Hi Rich, On Mon, 2009-01-26 at 11:39 +0000, Richard W.M. Jones wrote:
On Mon, Jan 26, 2009 at 10:39:25AM +0000, Mark McLoughlin wrote:
IFF_VNET_HDR is a tun/tap flag that allows you to send and receive large (i.e. GSO) packets and packets with partial checksums. Setting the flag means that every packet is proceeded by the same header which virtio uses to communicate GSO/csum metadata.
Translating this for people not familiar with the intricacies of recent Linux networking changes ...
GSO = generic segmentation offload. In a baremetal Linux install, the network driver can pass the job of splitting large packets over to the network card. In virtualized environments, the "network card" is, for example, a virtio backend running in the host. Because the network bridge runs entirely inside the host kernel, there are no physical limitations on packet size as there would be if it was real ethernet, so we can use this mechanism to pass over-sized packets to the host. Another advantage is that you don't need to compute checksums over the packets which are sent this way.
Yep, see also: http://blogs.gnome.org/markmc/2008/05/28/checksums-scatter-gather-io-and-seg...

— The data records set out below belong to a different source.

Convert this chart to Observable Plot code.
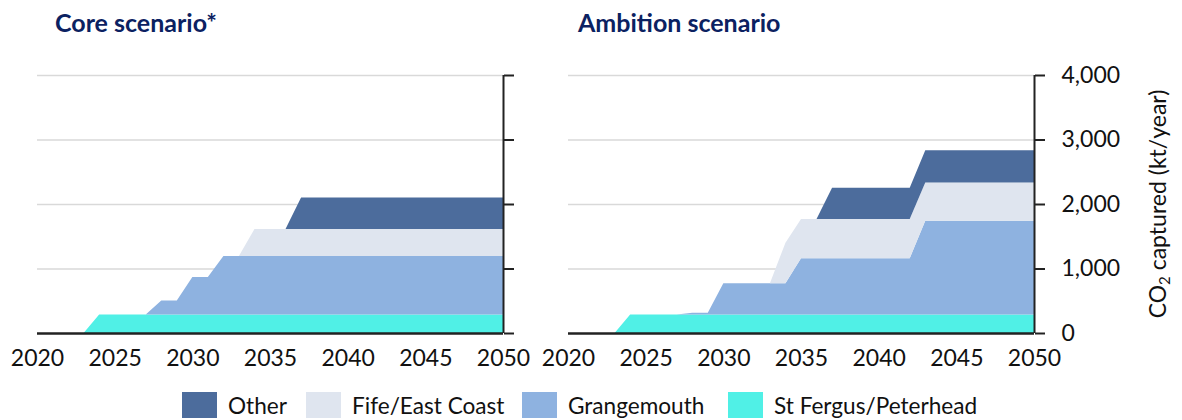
<!DOCTYPE html>
<html>
<head>
<meta charset="utf-8">
<script src="https://cdn.jsdelivr.net/npm/d3@7"></script>
<script src="https://cdn.jsdelivr.net/npm/@observablehq/plot@0.6"></script>
<style>
  html, body { margin: 0; padding: 0; background: #fff; }
  #wrap { position: relative; width: 1182px; height: 420px; font-family: Lato, "Open Sans", sans-serif; overflow: hidden; }
  .title { position: absolute; top: 9px; font-size: 25px; font-weight: 700; color: #0b2161; line-height: 26px; white-space: nowrap; }
  .panel { position: absolute; top: 0; }
  .panel svg { overflow: visible; }
  #ylabel { position: absolute; left: 1157px; top: 204px; width: 300px; margin-left: -150px; margin-top: -13px; height: 26px; line-height: 26px;
            text-align: center; font-size: 23px; color: #111; transform: rotate(-90deg); white-space: nowrap; }
  #ylabel sub { font-size: 15px; vertical-align: -4px; line-height: 0; }
  #legend { position: absolute; top: 392px; left: 0; width: 1182px; height: 26px; }
  .item { position: absolute; top: 0; height: 26px; display: flex; align-items: center; font-size: 22.6px; color: #111; white-space: nowrap; }
  .sw { width: 35px; height: 26px; margin-right: 11px; flex: none; }
</style>
</head>
<body>
<div id="wrap">
  <div class="title" style="left:55px">Core scenario*</div>
  <div class="title" style="left:578px">Ambition scenario</div>
  <div class="panel" id="left" style="left:0px"></div>
  <div class="panel" id="right" style="left:540px"></div>
  <div id="ylabel">CO<sub>2</sub> captured (kt/year)</div>
  <div id="legend"></div>
</div>
<script>
// ---- Data (kt CO2 captured per year), years 2020..2050 ----
const years = d3.range(2020, 2051);
const seriesNames = ["Other", "Fife/East Coast", "Grangemouth", "St Fergus/Peterhead"];
const seriesColors = ["#4c6c9c", "#dfe5ef", "#8eb2e0", "#50f0e6"];
const xTicks = [2020, 2025, 2030, 2035, 2040, 2045, 2050];
const yTicks = [0, 1000, 2000, 3000, 4000];

//                     2020                    2025                    2030                    2035                    2040                    2045                    2050
const coreStFergus   = [0,   0,   0,   0,   285, 285, 285, 285, 285, 285, 285, 285, 285, 285, 285, 285, 285, 285, 285, 285, 285, 285, 285, 285, 285, 285, 285, 285, 285, 285, 285];
const coreGrange     = [0,   0,   0,   0,   0,   0,   0,   0,   220, 220, 585, 585, 910, 910, 910, 910, 910, 910, 910, 910, 910, 910, 910, 910, 910, 910, 910, 910, 910, 910, 910];
const coreFife       = [0,   0,   0,   0,   0,   0,   0,   0,   0,   0,   0,   0,   0,   0,   417, 417, 417, 417, 417, 417, 417, 417, 417, 417, 417, 417, 417, 417, 417, 417, 417];
const coreOther      = [0,   0,   0,   0,   0,   0,   0,   0,   0,   0,   0,   0,   0,   0,   0,   0,   0,   490, 490, 490, 490, 490, 490, 490, 490, 490, 490, 490, 490, 490, 490];

const ambStFergus    = [0,   0,   0,   0,   285, 285, 285, 285, 285, 285, 285, 285, 285, 285, 285, 285, 285, 285, 285, 285, 285, 285, 285, 285, 285, 285, 285, 285, 285, 285, 285];
const ambGrange      = [0,   0,   0,   0,   0,   0,   0,   0,   30,  30,  488, 488, 488, 488, 488, 874, 874, 874, 874, 874, 874, 874, 874, 1456,1456,1456,1456,1456,1456,1456,1456];
const ambFife        = [0,   0,   0,   0,   0,   0,   0,   0,   0,   0,   0,   0,   0,   0,   628, 608, 608, 608, 608, 608, 608, 608, 608, 592, 592, 592, 592, 592, 592, 592, 592];
const ambOther       = [0,   0,   0,   0,   0,   0,   0,   0,   0,   0,   0,   0,   0,   0,   0,   0,   0,   484, 484, 484, 484, 484, 484, 500, 500, 500, 500, 500, 500, 500, 500];

function toRows(map) {
  const rows = [];
  for (const [name, vals] of map) vals.forEach((v, i) => rows.push({year: years[i], series: name, value: v}));
  return rows;
}
const coreRows = toRows([["St Fergus/Peterhead", coreStFergus], ["Grangemouth", coreGrange], ["Fife/East Coast", coreFife], ["Other", coreOther]]);
const ambRows  = toRows([["St Fergus/Peterhead", ambStFergus], ["Grangemouth", ambGrange], ["Fife/East Coast", ambFife], ["Other", ambOther]]);

const stackOrder = ["St Fergus/Peterhead", "Grangemouth", "Fife/East Coast", "Other"];

function panel(rows, opts) {
  return Plot.plot({
    width: opts.width, height: 380,
    marginLeft: opts.ml, marginRight: opts.mr, marginTop: 75, marginBottom: 47,
    style: {fontFamily: "Lato, 'Open Sans', sans-serif", fontSize: "23px", color: "#111", background: "transparent", overflow: "visible"},
    x: {domain: [2020, 2050]},
    y: {domain: [0, 4000]},
    color: {domain: seriesNames, range: seriesColors},
    marks: [
      Plot.gridY({ticks: yTicks.slice(1), stroke: "#d9d9d9", strokeOpacity: 1, strokeWidth: 1.5}),
      Plot.areaY(rows, {x: "year", y: "value", fill: "series", order: stackOrder, fillOpacity: 1}),
      Plot.ruleY([0], {stroke: "#222", strokeWidth: 2.5}),
      Plot.ruleX([2050], {y1: 0, y2: 4000, stroke: "#222", strokeWidth: 2}),
      Plot.axisY({anchor: "right", ticks: yTicks, tickSize: 10, tickPadding: 17, stroke: "#222", strokeWidth: 2,
                  tickFormat: opts.yLabels ? d3.format(",") : () => "", label: null}),
      Plot.axisX({ticks: xTicks, tickSize: 0, tickPadding: 16, tickFormat: d => String(d), label: null})
    ]
  });
}

document.getElementById("left").appendChild(panel(coreRows, {width: 540, ml: 37, mr: 37, yLabels: false}));
document.getElementById("right").appendChild(panel(ambRows, {width: 642, ml: 28, mr: 148, yLabels: true}));

// Legend
const legendPos = [182, 306, 522, 728];
const legend = document.getElementById("legend");
seriesNames.forEach((name, i) => {
  const it = document.createElement("div");
  it.className = "item";
  it.style.left = legendPos[i] + "px";
  const sw = document.createElement("span");
  sw.className = "sw";
  sw.style.background = seriesColors[i];
  it.appendChild(sw);
  it.appendChild(document.createTextNode(name));
  legend.appendChild(it);
});
</script>
</body>
</html>
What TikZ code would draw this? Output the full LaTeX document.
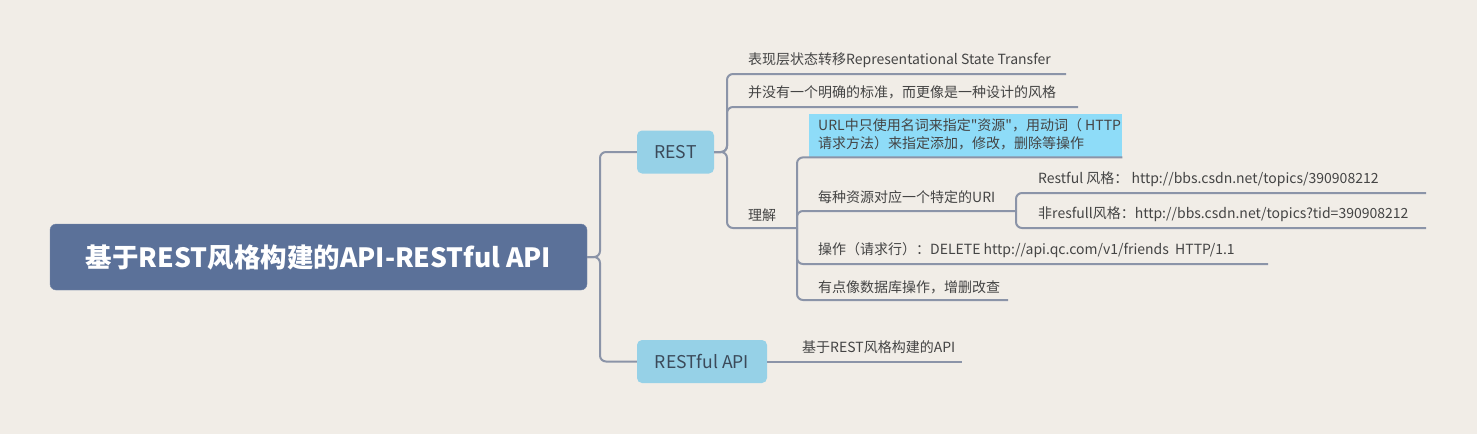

"VNET_HDR" as far as I can gather refers to the special header that virtio_net prepends to such over-sized packets. I'm not quite clear if userspace has to add this header, but if so presumably that is done inside qemu userspace(?).
VNET_HDR refers to the tap interface. A tap interface is what qemu uses to inject ethernet frames into the kernel networking stack. Normally, you just write() and read() each raw frame with a single syscall per frame. VNET_HDR is a flag for tap interfaces to say that frames we read() and write() will have a struct virtio_net_hdr prepended so as to give the kernel/qemu information about partial checksums and GSO. We need to set this flag before we bring the interface up and add it to a bridge. That's why libvirt has to do this rather than just leaving it up to qemu.
Libvirt sets the flag on the socket, passes the socket by number to qemu, and qemu needs to be able to query whether the flag was set. So the patch concerns itself with making sure that all the relevant bits of this are supported.
Correct me if I'm wrong here ...
You're spot on, thanks for elaborating. Cheers, Mark.